Complete step-by-step solution:
Step 1: First of all we won’t worry about the $ \dfrac{a}{{2\pi }} $ weight of the function or the $ \dfrac{1}{{\sqrt {2\pi } }} $ weight of transform. So, first of all we have to just calculate $ {I_x} $ by using the formulas (A) as mentioned in the solution hint.
 $ \Rightarrow {I_x} = \int_{ - \infty }^{ + \infty } {\dfrac{1}{{{a^2} + {x^2}}}} {e^{i\omega x}}dx $ , where $ x \in R $
In order to compute this definite integral, consider the following complex variable function over domain C,
 $ \Rightarrow f\left( z \right) = \dfrac{1}{{{a^2} + {z^2}}}{e^{i\omega z}} $ and $ {I_Z} = \oint_C {f\left( z \right)} dz $ , where C is the following semi-circular contour in the complex plane with radius R>0.
Step 2: we will restrict R to enclose the poles in the upper quadrants once have analysed the poles of
 $ f\left( z \right) $ . The denominator of the integrated is $ {a^2} + {z^2} $ , and so we have simples poles when $ {a^2} + {z^2} $ = 0 $ \Rightarrow z = \pm ai $ .

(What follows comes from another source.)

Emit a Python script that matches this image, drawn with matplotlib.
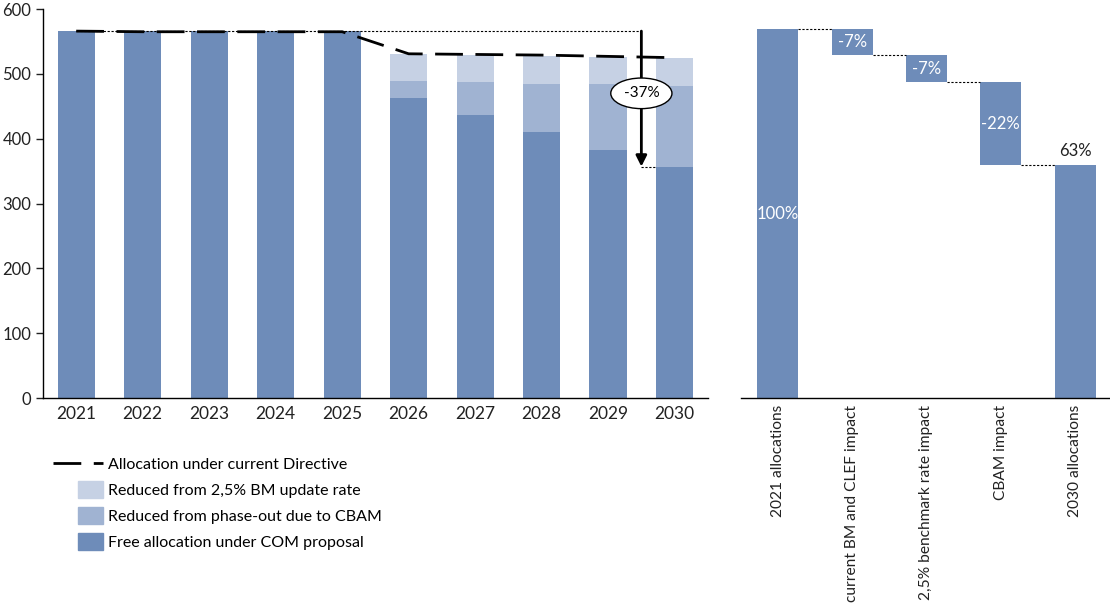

Now, we have to be concerned with poles in $ {Q_1} $ and $ {Q_2} $ , that lie within our contour C that is the pole $ z = ai $ , assuming a is positive.
So, then,
 $ \Rightarrow \oint_C {f\left( z \right)} dz = \int_{ - R}^{ + R} {f\left( x \right)dx + \int\limits_{\gamma R} {f\left( z \right)} } dz....................(1) $
Step 3: Now, we have to use residue theorem as mentioned below,
 $ \Rightarrow \oint_C {f\left( z \right)} dz = 2\pi i \times re{s_{z = a}}f\left( z \right) $
Now, we have to calculate residue as mentioned below,
 $ \Rightarrow re{s_{z = a}} = \mathop {\lim }\limits_{z \to \alpha } \left( {z - \alpha } \right)f\left( z \right) $ , where $ \alpha = ai $
Step 4: Now, we have to put the value of $ f\left( z \right) $ as obtained in the solution step 1 in the expression obtained in the solution step 3.
\[ \Rightarrow re{s_{z = a}} = \mathop {\lim }\limits_{z \to \alpha } \left( {z - \alpha } \right)\dfrac{1}{{{a^2} + {z^2}}}{e^{i\omega z}}\]

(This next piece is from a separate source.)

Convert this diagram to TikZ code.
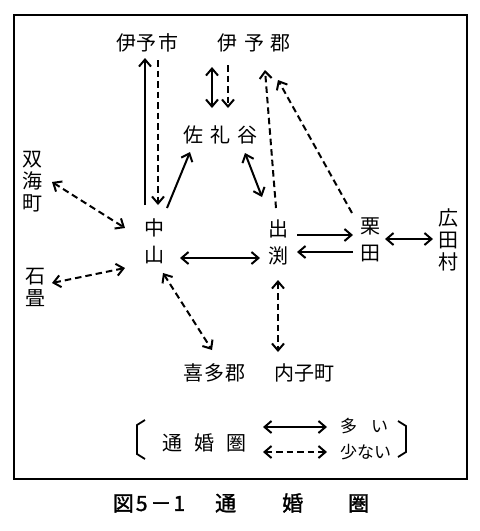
\documentclass[tikz,border=0pt]{standalone}
\usepackage{fontspec}
\setmainfont{Noto Sans CJK JP}
\newfontfamily\capfont[FakeBold=1.5]{Noto Sans CJK JP}
\usetikzlibrary{arrows.meta}
\begin{document}
\begin{tikzpicture}[x=1pt,y=-1pt,
  lbl/.style={inner sep=0pt, font=\fontsize{20}{27}\selectfont, align=center},
  lbltight/.style={inner sep=0pt, font=\fontsize{20}{22}\selectfont, align=center},
  leg/.style={inner sep=0pt, font=\fontsize{17}{20}\selectfont},
  sol/.style={line width=2pt},
  dsh/.style={line width=2pt, dash pattern=on 6.5pt off 4pt},
  frame/.style={line width=1.4pt},
  brk/.style={line width=1.8pt},
  >={Straight Barb[length=7pt,width=12pt]},
]
\useasboundingbox (0,0) rectangle (480,531);
\draw[frame] (14,15) rectangle (467,479);

% places
\node[lbl] (imashi) at (147,43) {伊\hspace{0pt}予\hspace{2pt}市};
\node[lbl] (iyogun) at (254,43) {伊\hspace{7pt}予\hspace{6pt}郡};
\node[lbl] (sarei) at (220,135) {佐\hspace{7pt}礼\hspace{7pt}谷};
\node[lbltight] (futami) at (33,182) {双\\海\\町};
\node[lbltight] (ishi) at (35,287) {石\\畳};
\node[lbl] (naka) at (154,241) {中\\山};
\node[lbl] (ide) at (278,242) {出\\渕};
\node[lbl] (kuri) at (370,240) {栗\\田};
\node[lbltight] (hirota) at (448,240) {広\\田\\村};
\node[lbl] (kita) at (214,373) {喜\hspace{1pt}多\hspace{1pt}郡};
\node[lbl] (uchi) at (304,373) {内\hspace{0pt}子\hspace{0pt}町};

% connectors
\draw[sol,->] ([shift={(-9,-36)}]naka.center) -- ([shift={(-2,15)}]imashi.center);
\draw[dsh,->] ([shift={(11,17)}]imashi.center) -- ([shift={(4,-36)}]naka.center);
\draw[sol,->] ([shift={(13,-33)}]naka.center) -- ([shift={(-30,17)}]sarei.center);
\draw[sol,<->] ([shift={(25,18)}]sarei.center) -- ([shift={(-16,-45)}]ide.center);
\draw[dsh,->] ([shift={(-2,-34)}]ide.center) -- ([shift={(11,27)}]iyogun.center);
\draw[dsh,->] ([shift={(-18,-27)}]kuri.center) -- ([shift={(24,37)}]iyogun.center);
\draw[sol,<->] ([shift={(-42,24)}]iyogun.center) -- ([shift={(-8,-27)}]sarei.center);
\draw[dsh,->] ([shift={(-26,22)}]iyogun.center) -- ([shift={(8,-27)}]sarei.center);
\draw[sol,->] ([shift={(19,-7)}]ide.center) -- ([shift={(-17,-5)}]kuri.center);
\draw[sol,->] ([shift={(-17,12)}]kuri.center) -- ([shift={(19,10)}]ide.center);
\draw[sol,<->] ([shift={(15,-1)}]kuri.center) -- ([shift={(-15,-1)}]hirota.center);
\draw[sol,<->] ([shift={(26,17)}]naka.center) -- ([shift={(-18,16)}]ide.center);
\draw[dsh,<->] ([shift={(19,0)}]futami.center) -- ([shift={(-29,-13)}]naka.center);
\draw[dsh,<->] ([shift={(17,-4)}]ishi.center) -- ([shift={(-29,27)}]naka.center);
\draw[dsh,<->] ([shift={(9,32)}]naka.center) -- ([shift={(-2,-23)}]kita.center);
\draw[dsh,<->] ([shift={(0,38)}]ide.center) -- ([shift={(-26,-21)}]uchi.center);

% legend
\node[lbl] (legtitle) at (204,443) {通\hspace{12pt}婚\hspace{12pt}圏};
\node[leg, anchor=west] (many) at (340,426) {多\hspace{14pt}い};
\node[leg, anchor=west] (few) at (340,452) {少ない};
\coordinate (ls) at (263,427);
\coordinate (ld) at (263,452);
\draw[sol,<->] (ls) -- ([xshift=-13]many.west |- ls);
\draw[dsh,<->] (ld) -- ([xshift=-13]few.west |- ld);
\draw[brk] (145,420) -- (137,425) -- (137,454) -- (145,459);
\draw[brk] (398,421) -- (406,426) -- (406,452) -- (398,457);

% caption
\node[inner sep=0pt, font=\fontsize{21}{24}\capfont] (cap) at (241,503)
  {図\hspace{2pt}5\hspace{3pt}－\hspace{2pt}1\hspace{30pt}通\hspace{46pt}婚\hspace{45pt}圏};
\end{tikzpicture}
\end{document}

Now, we have to put the value of $ \alpha $ as $ ai $ in the expression obtained just above.
\[ \Rightarrow re{s_{z = a}} = \mathop {\lim }\limits_{z \to ai} \left( {z - ai} \right)\dfrac{1}{{{a^2} + {z^2}}}{e^{i\omega z}}\]
\[\mathop { \Rightarrow \lim }\limits_{z \to ai} \left( {z - ai} \right)\dfrac{1}{{\left( {z - ai} \right)\left( {z + ai} \right)}}{e^{i\omega z}}\]
Now, we have to put the limits after eliminating the term $ \left( {z - ai} \right) $
\[ \Rightarrow \dfrac{1}{{\left( {ai + ai} \right)}}{e^{i\omega ai}}\]
Step 5: No, we have to know that the value of $ {i^2} = - 1 $ , put in the expression obtained in the solution step 4.
\[ \Rightarrow \dfrac{1}{{2ai}}{e^{ - a\omega }}\]
Thus,
 $ \Rightarrow \oint_C {f\left( z \right)} dz = $ $ 2\pi i \times \dfrac{1}{{2ai}}{e^{ - a\omega }} $
 $ \Rightarrow \dfrac{{\pi {e^{ - i\omega }}}}{a} $
Step 6: Now, as we often the case with contour integrals, we find that:
 $ \Rightarrow \mathop {\lim }\limits_{R \to \infty } \int_{\gamma R} {f\left( z \right)} dz = 0.......................(2) $
Now, we have to substitute equation (2) in equation (1),
\[ \Rightarrow \oint_C {f\left( z \right)} dz = \int_{ - \infty }^{ + \infty } {f\left( x \right)dx + 0} \]
Now, we have to substitute the expression obtain from the solution step 5 in the expression obtain just above,
\[ \Rightarrow \oint_C {f\left( z \right)} dz = \dfrac{{\pi {e^{ - i\omega }}}}{a}\]

Hence, the Fourier transform of $ \dfrac{a}{{2\pi }}\dfrac{1}{{{a^2} + {x^2}}} $ is \[\dfrac{{\pi {e^{ - i\omega }}}}{a}\].

Note: It is necessary to understand about the Fourier transform of a function and its formula as mentioned in the solution hint.
It is necessary to understand that we won’t worry about the $\dfrac{a}{{2\pi }}$ weight of the function or the $\dfrac{1}{{\sqrt {2\pi } }}$ weight of transform.